US President Donald Trump’s recent declaration to seize Iran’s Kharg Island and other oil terminals could have profound implications for global oil markets. Kharg Island is crucial, with approximately 90% of Iran’s crude oil exports passing through it, primarily destined for Asian markets. Any military action targeting this infrastructure risks not only escalating tensions in the Middle East but also disrupting oil supplies worldwide, potentially leading to increased fuel prices.
The situation is further complicated by the ongoing conflict between the US and Iran, which has already seen a series of retaliatory strikes. As the US military enforces a blockade on Iranian ports, the threat of full-scale war looms larger, raising concerns about the stability of oil prices and availability. This could affect not just the region but also economies reliant on stable energy supplies.
Moreover, Trump’s comments suggest a shift in US foreign policy towards a more aggressive stance on energy control, reminiscent of actions taken in Venezuela.
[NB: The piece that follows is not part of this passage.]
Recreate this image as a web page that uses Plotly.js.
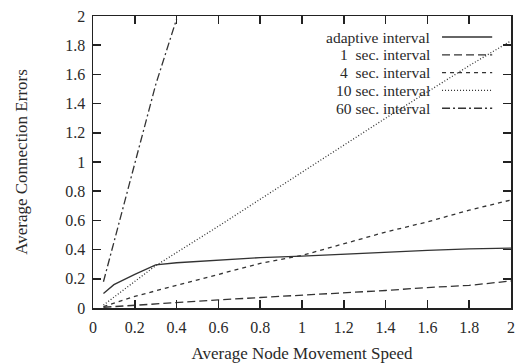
<!DOCTYPE html>
<html><head><meta charset="utf-8">
<script src="https://cdn.plot.ly/plotly-3.0.1.min.js"></script>
<style>html,body{margin:0;padding:0;background:#fff}</style>
</head><body><div id="chart" style="width:518px;height:363px"></div>
<script>
const speedAdaptive = [0.05, 0.1, 0.2, 0.3, 0.4, 0.6, 0.8, 1.0, 1.2, 1.4, 1.6, 1.8, 2.0];
const errAdaptive   = [0.10, 0.16, 0.23, 0.295, 0.31, 0.33, 0.345, 0.355, 0.37, 0.385, 0.395, 0.405, 0.41];
const speed1 = [0.05, 0.1, 0.2, 0.4, 0.6, 0.8, 1.0, 1.2, 1.4, 1.6, 1.8, 2.0];
const err1   = [0.005, 0.01, 0.02, 0.035, 0.055, 0.072, 0.088, 0.10, 0.12, 0.14, 0.155, 0.185];
const speed4 = [0.05, 0.2, 0.4, 0.6, 0.8, 1.0, 1.2, 1.4, 1.6, 1.8, 2.0];
const err4   = [0.01, 0.08, 0.155, 0.23, 0.305, 0.36, 0.44, 0.52, 0.59, 0.67, 0.74];
const speed10 = [0.05, 0.3, 0.6, 1.0, 1.4, 1.8, 2.0];
const err10   = [0.02, 0.29, 0.56, 0.93, 1.30, 1.66, 1.83];
const speed60 = [0.05, 0.1, 0.2, 0.3, 0.4];
const err60   = [0.18, 0.45, 0.97, 1.53, 1.98];
const seriesNames = ["adaptive interval", "1  sec. interval", "4  sec. interval", "10 sec. interval", "60 sec. interval"];
const dashes = ["solid", "8px,4px", "4px,4px", "1px,2px", "8px,3px,2px,3px"];
const xTicks = [0, 0.2, 0.4, 0.6, 0.8, 1, 1.2, 1.4, 1.6, 1.8, 2];
const yTicks = [0, 0.2, 0.4, 0.6, 0.8, 1, 1.2, 1.4, 1.6, 1.8, 2];

const xs = [speedAdaptive, speed1, speed4, speed10, speed60];
const ys = [errAdaptive, err1, err4, err10, err60];
const lineColor = "#333";
const traces = xs.map((x, i) => ({
  x: x, y: ys[i], type: "scatter", mode: "lines", name: seriesNames[i],
  line: {color: lineColor, width: 1.3, dash: dashes[i]}, showlegend: false
}));

const font = {family: "Liberation Serif, Times New Roman, serif", color: "#2a2a2a"};
// manual gnuplot-style legend: text right-aligned, sample on the right
const legTop = 0.928, legStep = 0.061;
const annotations = seriesNames.map((n, i) => ({
  xref: "paper", yref: "paper", x: 0.809, y: legTop - i * legStep,
  xanchor: "right", yanchor: "middle", text: n.replace(/  /g, "&nbsp; "), showarrow: false,
  borderpad: 0,
  font: Object.assign({size: 15.5}, font)
}));
const shapes = dashes.map((d, i) => ({
  type: "line", xref: "paper", yref: "paper",
  x0: 0.835, x1: 0.955, y0: legTop - i * legStep, y1: legTop - i * legStep,
  line: {color: lineColor, width: 1.3, dash: d}
}));

const axisCommon = {
  showline: true, linecolor: "#222", linewidth: 1.5, mirror: "ticks",
  ticks: "inside", ticklen: 8, tickwidth: 1.5, tickcolor: "#222",
  showgrid: false, zeroline: false, range: [0, 2], fixedrange: true,
  tickfont: Object.assign({size: 16}, font)
};
const layout = {
  width: 518, height: 363,
  margin: {l: 93, r: 7, t: 16, b: 55},
  paper_bgcolor: "#fff", plot_bgcolor: "#fff",
  xaxis: Object.assign({}, axisCommon, {tickvals: xTicks, ticktext: xTicks.map(String), ticklabelstandoff: 4,
    title: {text: "Average Node Movement Speed", font: Object.assign({size: 17}, font), standoff: 12}}),
  yaxis: Object.assign({}, axisCommon, {tickvals: yTicks, ticktext: yTicks.map(String), ticklabelstandoff: 3,
    title: {text: "Average Connection Errors", font: Object.assign({size: 17}, font), standoff: 33}}),
  annotations: annotations, shapes: shapes
};
Plotly.newPlot("chart", traces, layout, {displayModeBar: false, staticPlot: true});
</script></body></html>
This could signal a new era of energy geopolitics, where military might is used to influence global oil markets, leading to unpredictable consequences for consumers and businesses alike.
As the situation develops, the potential for increased volatility in oil prices could impact household finances and fuel costs in the UK, highlighting the interconnectedness of global energy markets and the direct effects of international conflicts on everyday life.